Increasing Public Involvement

  • The STC needs the support and understanding of borough residents regarding the costs and benefits of the shade tree management program, particularly the tree removals and the tree replacement plantings.  The STC is looking at other elements of program such as the fall leaf cleanup to determine if cleanup costs can be reduced through public education regarding mulching and composting.
  • This year, we focused on education through the annual community calendar, the tree tour available through the STC website and the trolley tours and chalk tree art at the 2012 Fall Festival.  
  • In 2013, we expect to work with the Green Team for an April 27 Earth Day/Arbor Day celebration at Crows Woods called "All Rhoads lead ... To Crows Woods" and a late September or early October community tree sale and planting called  "Tricentennial Trees."  

Tree Replanting

  • Tricentennial Trees should allow some replacement of trees in the Haddonfield urban forest, as the borough planted very few trees in 2012 and expects to be unable to fund tree planting in 2013. We are beginning planning for this event now.
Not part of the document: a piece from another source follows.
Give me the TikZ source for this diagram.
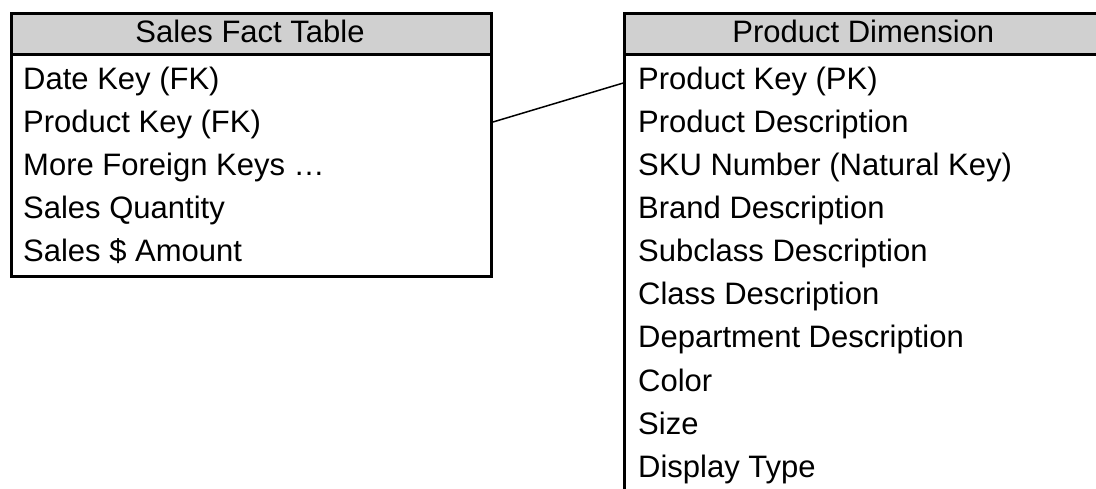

At the Dec. 5 Tricentennial Volunteer Fair, we will begin recruiting for assistance in planning and running this event. The Tricentennial Trees event will promote the purchase and planting of trees by residents on private property as well as along borough streets.
  • The STC is developing lower cost models for tree planting as it is important for the borough to resume planting in the upcoming years, given that we anticipate that the planned tree removals will take down approximately 20 percent of the borough's street trees.
Jeff H December 12, 2012 at 01:19 PM
TIME TO STEP UP COMMISSIONERS. THE WORK HAS BEEN DONE FOR YOU. YOU ARE TWO YEARS BEHIND AND THE TREES ARE FALLING. FIND THE MONEY, BE CREATIVE, AND GET AHEAD OF THIS PROBLEM!
George December 13, 2012 at 04:43 PM
You are so right, Jeff H. It seems that the town finds it OK to leave our town looking like the stretch of Haddon Ave. between Collingswood and Haddonfield. They say they don't have the money for the trees. Well it seems that lately they have found the money for other things. These "projects " or " floating bonds" are no more important than one of Haddonfield's biggest assets , its trees. Get Real, commissioners. We really need some new faces on the political scene soon.
Joe Taxpayer December 13, 2012 at 04:58 PM
Find the money? I thought we were broke and no new taxes for anything? How much will thousands of new trees cost? Will this raise taxes? Can we capitalize tree purchases? What is people don't like trees or live in apartments, do they have to pay too? Can seniors afford more taxes for new trees? One way to find the money is to cap our expenses for healthcare costs at both the boro and BOE. This will save $500K a year plus going forward.